The first of the upcoming optical navigation campaigns will be undertaken between Jan. 25 and Mar. 6 with the help of New Horizons’ Long-Range Reconnaissance Imager, or LORRI, which will be taking pairs of five images of both Pluto and three of it moons—Charon, Nyx, and Hydra—every 12 and 48 hours respectively. During that time, the spacecraft will be taking measurements in order to characterize the background interplanetary dust and particle environment in the vicinity of Pluto as well. The second optical navigation campaign, which will take place between April 5 and May 15 with the Multi-spectral Visual Imaging Camera, or MVIC, of the Ralph Visible and infrared imager/spectrometer instrument as a backup to LORRI, will start to provide images of the Pluto system with a resolution that will exceed those taken with the Hubble Space Telescope. Consequently, the third campaign, scheduled for the period between May 28 and July 16, will provide an imaging resolution that will be steadily increasing until the day of closest approach when New Horizons will be able to take images of Pluto with a resolution of 0.1 km per pixel as it approaches the dwarf planet at a distance of approximately 13,000 km from its surface.

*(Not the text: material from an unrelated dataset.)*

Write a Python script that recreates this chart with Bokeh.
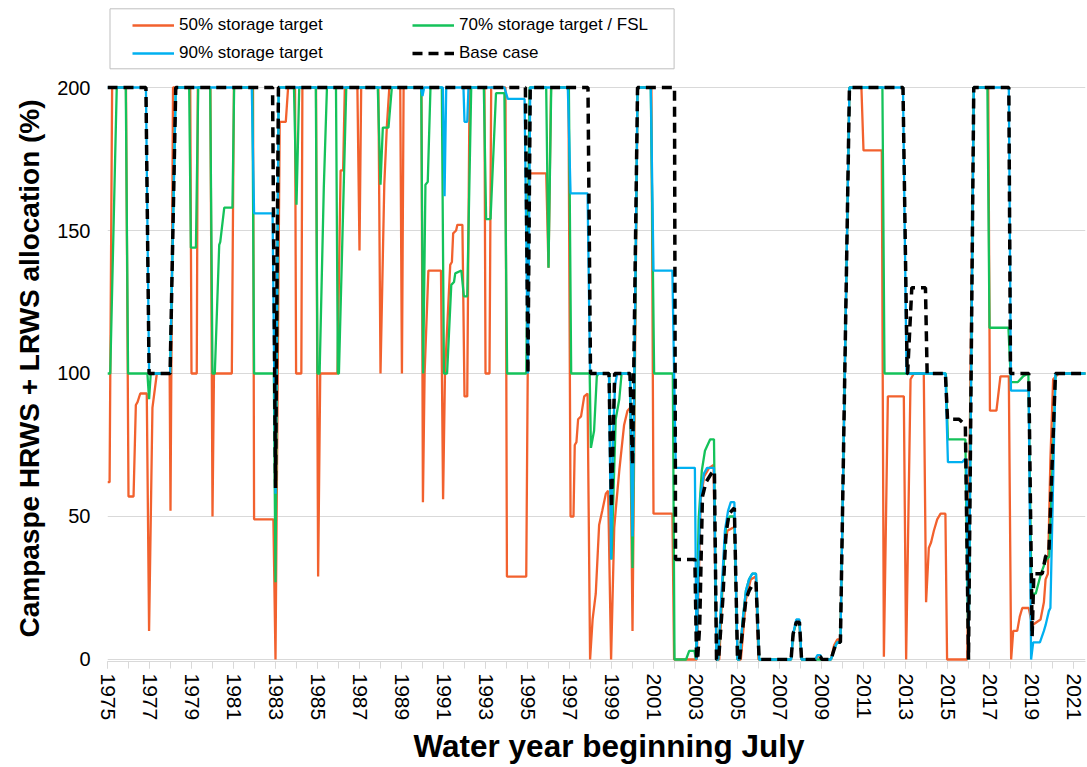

Even though the offering of presents during the holiday season is usually concentrated to our loved ones and a specific few of our acquaintances around the days of Christmas and the New Year, the New Horizons mission will nevertheless be offering treats to everyone on Earth from mid-January and throughout most of 2015, in the form of a continuous stream of magnificent, never-before-seen vistas of unexplored worlds in the outer reaches of the Solar System. “New Horizons is on a journey to a new class of planets we’ve never seen, in a place we’ve never been before,” says Hal Weaver, project scientist for New Horizons at APL. “For decades we thought Pluto was this odd little body on the planetary outskirts; now we know it’s really a gateway to an entire region of new worlds in the Kuiper Belt, and New Horizons is going to provide the first close-up look at them.”